Woran liegt das? An der Altersstruktur kann es kaum liegen, sonst wären nicht im westlichen Rentnerbezirk Steglitz-Zehlendorf (52,9) im Verhältnis zur Einwohnerzahl mehr als doppelt so viele Menschen infiziert wie in Marzahn-Hellersdorf, dem Rentnerbezirk am anderen Stadtende. Auch die Wohnverhältnisse erklären das kaum, denn die sind in Steglitz-Zehlendorf weniger beengt als im Plattenbaubezirk im Osten. Auf der Facebookseite des Bezirksbürgermeisters von Treptow-Köpenick, Oliver Igel (SPD), wird darüber seit Dienstag debattiert. „Weil wir disziplinierter sind“, versucht jemand sich an einer Erklärung.
Waschen sich Ossis tatsächlich öfter die Hände und tragen sie öfter Mund-Nasen-Schutz? Andere Unser erklären das mit der Impfpflicht in der DDR und der geringeren Zahl der Impfgegner heute im Osten. Führen die Impfungen dazu, dass man auch gegenüber neuen Krankheiten etwas mehr Immunität hat?

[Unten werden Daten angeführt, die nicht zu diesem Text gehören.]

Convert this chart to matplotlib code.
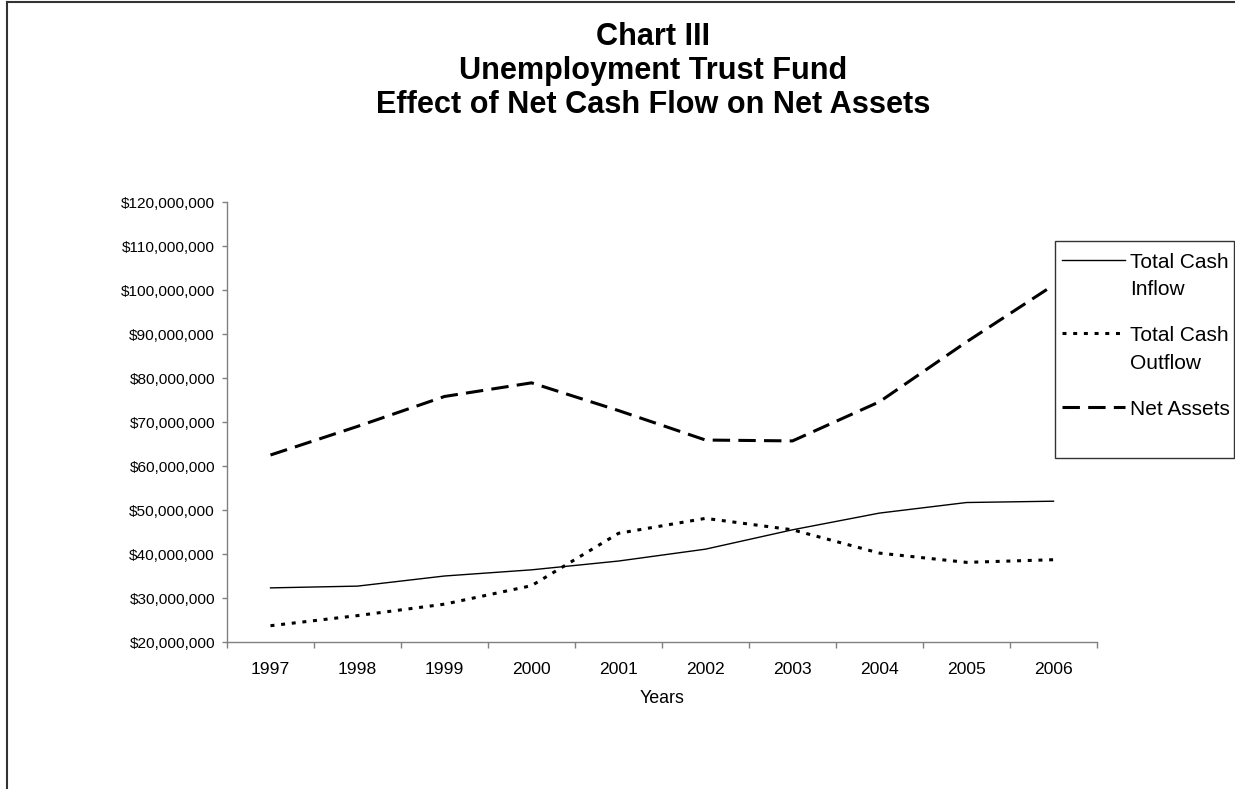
import matplotlib
matplotlib.use("Agg")
import matplotlib.pyplot as plt
import numpy as np
from matplotlib.ticker import StrMethodFormatter
from matplotlib.patches import Rectangle
from matplotlib.lines import Line2D

plt.rcParams['font.family'] = ['Liberation Sans', 'DejaVu Sans']

# ---- data ----
years = ["1997", "1998", "1999", "2000", "2001", "2002", "2003", "2004", "2005", "2006"]
inflow = [32.3e6, 32.7e6, 35.0e6, 36.4e6, 38.4e6, 41.1e6, 45.5e6, 49.3e6, 51.7e6, 52.0e6]
outflow = [23.7e6, 26.0e6, 28.6e6, 32.8e6, 44.7e6, 48.1e6, 45.5e6, 40.2e6, 38.1e6, 38.7e6]
net_assets = [62.5e6, 69.0e6, 75.8e6, 78.9e6, 72.6e6, 65.9e6, 65.7e6, 74.6e6, 88.2e6, 101.1e6]
series_labels = ["Total Cash\nInflow", "Total Cash\nOutflow", "Net Assets"]
title_lines = ["Chart III", "Unemployment Trust Fund", "Effect of Net Cash Flow on Net Assets"]
x_label = "Years"
y_ticks = [20e6, 30e6, 40e6, 50e6, 60e6, 70e6, 80e6, 90e6, 100e6, 110e6, 120e6]

W, H = 1235, 789
fig = plt.figure(figsize=(W / 100, H / 100), dpi=100)
fig.patch.set_facecolor("white")

def fx(px):
    return px / W

def fy(py):
    return 1 - py / H

ax = fig.add_axes([fx(227), fy(642), fx(1097) - fx(227), fy(202) - fy(642)])

x = np.arange(len(years))
l1, = ax.plot(x, inflow, color="black", lw=1.0, label=series_labels[0])
l2, = ax.plot(x, outflow, color="black", lw=2.2, linestyle=(0, (1.3, 2.2)),
              label=series_labels[1])
l3, = ax.plot(x, net_assets, color="black", lw=2.2, linestyle=(0, (5.7, 2.7)),
              label=series_labels[2])

ax.set_xlim(-0.5, len(years) - 0.5)
ax.set_ylim(y_ticks[0], y_ticks[-1])
ax.set_yticks(y_ticks)
ax.yaxis.set_major_formatter(StrMethodFormatter("${x:,.0f}"))

ax.set_xticks(np.arange(-0.5, len(years), 1.0))
ax.set_xticklabels([])
ax.set_xticks(x, minor=True)
ax.set_xticklabels(years, minor=True)

axis_col = "#808080"
for s in ["top", "right"]:
    ax.spines[s].set_visible(False)
for s in ["left", "bottom"]:
    ax.spines[s].set_color(axis_col)
    ax.spines[s].set_linewidth(1.0)

ax.tick_params(axis="x", which="minor", length=0, pad=14.5, labelsize=12.6)
ax.tick_params(axis="x", which="major", length=4.3, width=1.0, color=axis_col, direction="out")
ax.tick_params(axis="y", which="major", length=3.6, width=1.0, color=axis_col, pad=5,
               labelsize=11.1)
ax.set_xlabel(x_label, fontsize=12.9, labelpad=9)

# title
for t, yb in zip(title_lines, [45, 79, 113]):
    fig.text(fx(653), fy(yb), t, ha="center", va="baseline", fontsize=22.1,
             fontweight="bold")

# legend box (decoration)
fig.add_artist(Rectangle((fx(1055), fy(458)), fx(1234) - fx(1055), fy(241) - fy(458),
                         transform=fig.transFigure, facecolor="white",
                         edgecolor="#333333", lw=1.0, zorder=2))
leg = fig.legend(handles=[l1, l2, l3], labels=series_labels, loc="upper left",
                 bbox_to_anchor=(fx(1062), fy(253)), bbox_transform=fig.transFigure,
                 frameon=False, borderpad=0, borderaxespad=0, fontsize=15,
                 handlelength=3.0, handletextpad=0.25, labelspacing=1.3)
leg.set_zorder(3)
for txt in leg.get_texts():
    txt.set_linespacing(1.55)
for ln, lab in zip(leg.get_lines(), series_labels):
    if "\n" in lab:
        yd = np.asarray(ln.get_ydata(), dtype=float)
        ln.set_ydata(yd + 12.0)

# outer border
fig.add_artist(Line2D([fx(7), fx(7)], [0, fy(2)], transform=fig.transFigure,
                      color="#333333", lw=1.5))
fig.add_artist(Line2D([fx(7), 1], [fy(2), fy(2)], transform=fig.transFigure,
                      color="#333333", lw=1.5))

fig.savefig("out.png", dpi=100)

Durch die Medien schwirren Erklärungen
Eine weitere Erklärung in den sozialen Medien: Es handelt sich nicht um ein Berlin-Spezifikum, sondern um ein Ost-West-Gefälle: Der Osten ist weniger industrialisiert, es werden weniger türkische Hochzeiten gefeiert und kaum Karneval, man präferiert andere Urlaubsländer. Und da die Ostberliner historisch bedingt eher familiäre Kontakte in die neuen Bundesländer haben, stecken sie sich weniger an.
Die drei Ostbezirke mit den wenigsten Infektionen sind allerdings auch die Bezirke mit der geringsten Arztdichte, in denen derzeit sogar Amtsärzte fehlen. Sind die geringen Zahlen darum vielleicht nur ein Meldefehler? Doch auch Neukölln hat zu wenig Ärzte. Der dortige Gesundheitsstadtrat Falko Liecke (CDU) erklärt das Ost-West-Gefälle in der B.Z. mit dem niedrigeren Migrantenanteil im Osten. Der Weisheit letzter Schluss erscheint das alles noch nicht.

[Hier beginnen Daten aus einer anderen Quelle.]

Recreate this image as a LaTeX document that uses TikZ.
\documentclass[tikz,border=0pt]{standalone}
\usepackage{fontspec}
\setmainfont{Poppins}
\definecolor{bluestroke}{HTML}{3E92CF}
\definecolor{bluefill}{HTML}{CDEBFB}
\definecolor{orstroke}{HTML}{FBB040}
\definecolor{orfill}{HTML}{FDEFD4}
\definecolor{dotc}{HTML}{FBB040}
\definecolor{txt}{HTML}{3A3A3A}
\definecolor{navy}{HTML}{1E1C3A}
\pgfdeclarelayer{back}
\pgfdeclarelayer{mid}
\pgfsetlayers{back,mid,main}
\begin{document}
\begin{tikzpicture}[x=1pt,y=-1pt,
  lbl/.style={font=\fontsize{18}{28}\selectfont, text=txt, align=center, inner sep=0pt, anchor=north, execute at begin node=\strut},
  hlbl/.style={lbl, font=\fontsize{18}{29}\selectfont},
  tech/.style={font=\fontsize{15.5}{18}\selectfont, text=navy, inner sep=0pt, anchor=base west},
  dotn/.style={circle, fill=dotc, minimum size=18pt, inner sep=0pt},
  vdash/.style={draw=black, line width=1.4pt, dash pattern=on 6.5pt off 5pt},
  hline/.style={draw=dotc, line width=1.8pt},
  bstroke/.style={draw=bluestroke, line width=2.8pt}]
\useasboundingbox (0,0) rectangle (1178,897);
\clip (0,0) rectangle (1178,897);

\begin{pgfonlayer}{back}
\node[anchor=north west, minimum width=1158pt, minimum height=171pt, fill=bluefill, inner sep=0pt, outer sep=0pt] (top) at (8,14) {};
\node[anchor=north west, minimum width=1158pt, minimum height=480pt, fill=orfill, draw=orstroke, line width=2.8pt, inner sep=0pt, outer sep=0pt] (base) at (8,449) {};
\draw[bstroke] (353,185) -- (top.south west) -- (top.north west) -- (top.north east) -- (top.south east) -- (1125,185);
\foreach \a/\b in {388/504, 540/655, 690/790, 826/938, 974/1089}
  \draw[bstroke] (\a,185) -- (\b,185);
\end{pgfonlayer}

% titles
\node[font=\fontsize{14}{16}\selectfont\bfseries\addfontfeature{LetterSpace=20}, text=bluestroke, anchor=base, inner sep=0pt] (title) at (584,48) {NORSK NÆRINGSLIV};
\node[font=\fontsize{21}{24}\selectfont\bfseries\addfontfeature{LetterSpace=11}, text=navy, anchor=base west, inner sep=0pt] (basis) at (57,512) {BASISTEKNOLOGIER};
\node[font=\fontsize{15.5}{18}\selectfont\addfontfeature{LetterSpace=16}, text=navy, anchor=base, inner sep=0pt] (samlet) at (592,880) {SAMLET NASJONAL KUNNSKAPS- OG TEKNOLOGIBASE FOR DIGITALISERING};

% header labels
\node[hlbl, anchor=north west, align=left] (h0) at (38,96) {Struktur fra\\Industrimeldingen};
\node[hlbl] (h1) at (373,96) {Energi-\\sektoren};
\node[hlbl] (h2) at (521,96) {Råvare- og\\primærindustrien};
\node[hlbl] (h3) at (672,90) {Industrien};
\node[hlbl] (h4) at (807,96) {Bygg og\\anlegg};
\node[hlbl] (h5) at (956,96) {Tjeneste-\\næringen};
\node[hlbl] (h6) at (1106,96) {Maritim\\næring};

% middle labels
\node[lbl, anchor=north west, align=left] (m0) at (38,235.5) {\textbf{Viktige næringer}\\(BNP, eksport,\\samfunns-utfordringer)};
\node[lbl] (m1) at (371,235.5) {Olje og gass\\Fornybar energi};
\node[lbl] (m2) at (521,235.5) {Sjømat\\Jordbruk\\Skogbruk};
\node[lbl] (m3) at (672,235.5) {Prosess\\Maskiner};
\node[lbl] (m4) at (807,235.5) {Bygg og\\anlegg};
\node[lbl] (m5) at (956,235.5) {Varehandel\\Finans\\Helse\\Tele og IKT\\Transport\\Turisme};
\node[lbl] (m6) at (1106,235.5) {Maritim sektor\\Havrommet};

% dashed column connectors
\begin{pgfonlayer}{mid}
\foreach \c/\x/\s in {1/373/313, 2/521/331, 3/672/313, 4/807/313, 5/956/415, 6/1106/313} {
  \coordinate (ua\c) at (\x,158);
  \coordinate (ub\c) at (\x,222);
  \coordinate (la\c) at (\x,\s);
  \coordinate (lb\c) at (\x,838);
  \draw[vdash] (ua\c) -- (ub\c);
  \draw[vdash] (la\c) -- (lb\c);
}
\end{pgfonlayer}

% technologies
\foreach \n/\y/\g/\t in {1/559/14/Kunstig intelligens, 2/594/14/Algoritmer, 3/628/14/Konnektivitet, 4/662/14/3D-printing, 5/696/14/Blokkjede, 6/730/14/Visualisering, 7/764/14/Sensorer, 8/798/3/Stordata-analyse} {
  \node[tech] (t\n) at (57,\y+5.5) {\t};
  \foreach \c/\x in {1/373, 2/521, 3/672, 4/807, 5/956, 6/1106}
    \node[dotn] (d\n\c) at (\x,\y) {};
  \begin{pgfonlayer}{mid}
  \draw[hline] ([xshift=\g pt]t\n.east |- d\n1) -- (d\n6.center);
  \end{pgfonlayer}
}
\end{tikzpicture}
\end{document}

Wäre Berlin weiterhin geteilt und nicht eine Stadt, dürfte ich als Lichtenbergerin im Spreewald und an der Ostseeküste übernachten. Allerdings könnte ich mit Mauer nicht über den Ku’damm laufen. Das wäre auch blöd. Und ich könnte nicht für diese Zeitung schreiben. Noch blöder.